Über den Nahverkehr könnten Dealer und Käufer innerhalb von Minuten zusammentreffen und flexibel ihre Handelsplätze wechseln. Konsumiert würde das Rauschgift dann meist ebenfalls im direkten Umfeld der Bahnhöfe, beispielsweise in Grünanlagen, auf Spielplätzen und in benachbarten Hauseingängen.

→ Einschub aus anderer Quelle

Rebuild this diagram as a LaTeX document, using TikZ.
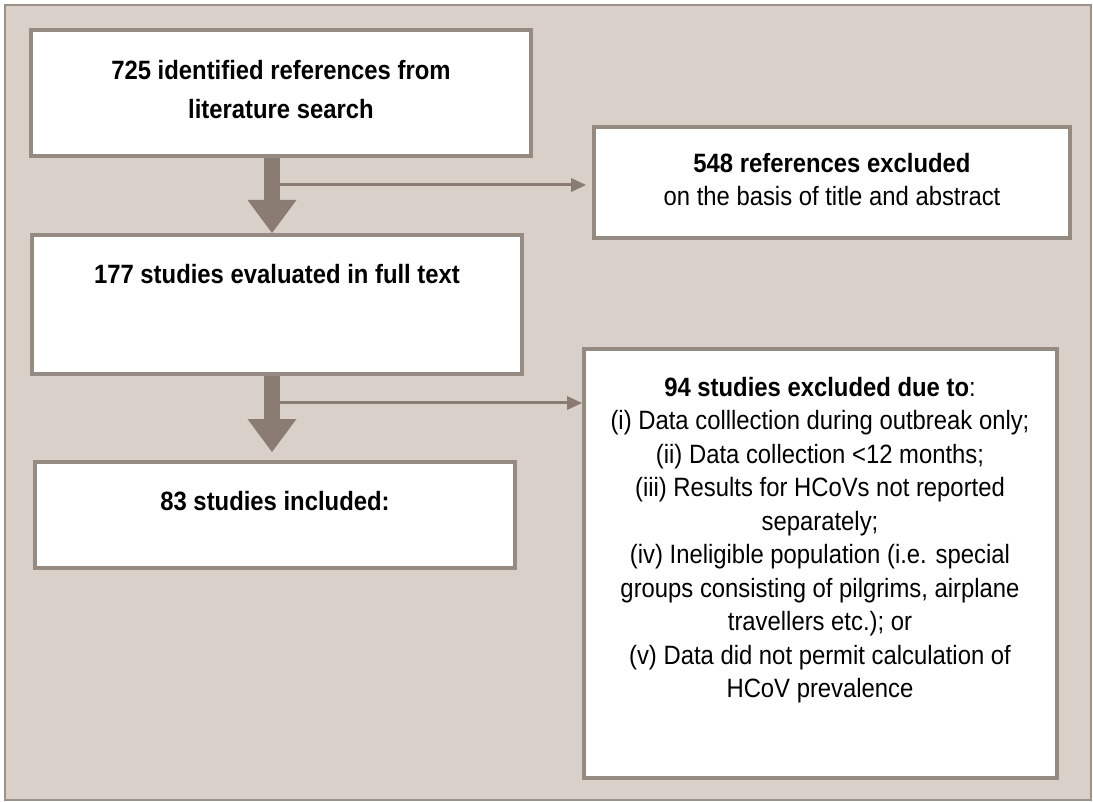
\documentclass[tikz,border=0pt]{standalone}
\usepackage{fontspec}
\setmainfont{Liberation Sans}[FakeStretch=0.9]
\usetikzlibrary{arrows.meta}
\definecolor{bgc}{HTML}{D8D0C9}
\definecolor{bord}{HTML}{968B83}
\definecolor{arr}{HTML}{8A7C72}
\definecolor{framec}{HTML}{9C928A}
\begin{document}
\begin{tikzpicture}[x=1pt,y=-1pt,
  box/.style={draw=bord, line width=4pt, fill=white, inner sep=0pt},
  txt/.style={align=center, inner sep=0pt, anchor=north, text=black},
  bigarrow/.style={draw=arr, line width=16pt, -{Triangle[width=49pt,length=33pt,line width=0pt,fill=arr]}},
  thinarrow/.style={draw=arr, line width=3pt, -{Triangle[width=14pt,length=15pt,line width=0pt,fill=arr]}}]
\useasboundingbox (0,0) rectangle (1093,802);
\draw[draw=framec, fill=bgc, line width=1.5pt] (5,5) rectangle (1091,800);

% boxes (centre-line sizes)
\node[box, minimum width=500pt, minimum height=126pt] (b1) at (281,93) {};
\node[box, minimum width=476pt, minimum height=111pt] (b548) at (832,182.5) {};
\node[box, minimum width=490pt, minimum height=139pt] (b2) at (277,304.5) {};
\node[box, minimum width=473pt, minimum height=429pt] (b94) at (820.5,563.5) {};
\node[box, minimum width=480pt, minimum height=106pt] (b83) at (275,515) {};

% texts
\node[txt, font=\fontsize{26.5}{39}\selectfont\bfseries] (t1) at (281,59.7)
  {725 identified references from\\literature search};
\node[txt, font=\fontsize{26.5}{33}\selectfont] (t548) at (832,152.7)
  {\textbf{548 references excluded}\\on the basis of title and abstract};
\node[txt, font=\fontsize{26.5}{33}\selectfont\bfseries] (t2) at (277,263.7)
  {177 studies evaluated in full text};
\node[txt, font=\fontsize{26.5}{33.5}\selectfont] (t94) at (820,376.7)
  {\textbf{94 studies excluded due to}:\\
   (i) Data colllection during outbreak only;\\
   (ii) Data collection <12 months;\\
   (iii) Results for HCoVs not reported\\
   separately;\\
   (iv) Ineligible population (i.e. special\\
   groups consisting of pilgrims, airplane\\
   travellers etc.); or\\
   (v) Data did not permit calculation of\\
   HCoV prevalence};
\node[txt, font=\fontsize{26.5}{33}\selectfont\bfseries] (t83) at (275,490.7)
  {83 studies included:};

% connectors
\coordinate (ax) at (272,0);
\coordinate (j1) at (280,185);
\coordinate (j2) at (280,403);
\draw[thinarrow] (j1) -- ([xshift=-6pt]j1 -| b548.west);
\draw[thinarrow] (j2) -- (j2 -| b94.west);
\draw[bigarrow] (b1.south -| ax) -- (b2.north -| ax);
\draw[bigarrow] (b2.south -| ax) -- ([yshift=8pt]b83.north -| ax);
\end{tikzpicture}
\end{document}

Cannabis im Görlitzer Park in Kreuzberg

Für Schlagzeilen hat in den vergangenen Monaten vor allem der Görlitzer Park in Kreuzberg gesorgt. Dort werden jedoch weniger Heroin und Kokain, sondern große Mengen Cannabis vertrieben. Zuletzt war der Park vor wenigen Tagen erneut im Gespräch, als die Grünen einen Antrag ins Bezirksparlament einbrachten, wonach in der Grünanlage ein Coffeeshop eröffnet werden soll. Wie etwa in den Niederlanden üblich soll in einem solchen Laden kontrolliert Cannabis verkauft werden. Angesichts der großen Zahl der in der Haselhorster Grünanlage herumliegenden Drogenspritzen gibt es nun wohl einen weiteren Park in Berlin, der künftig für Gesprächsstoff sorgen wird.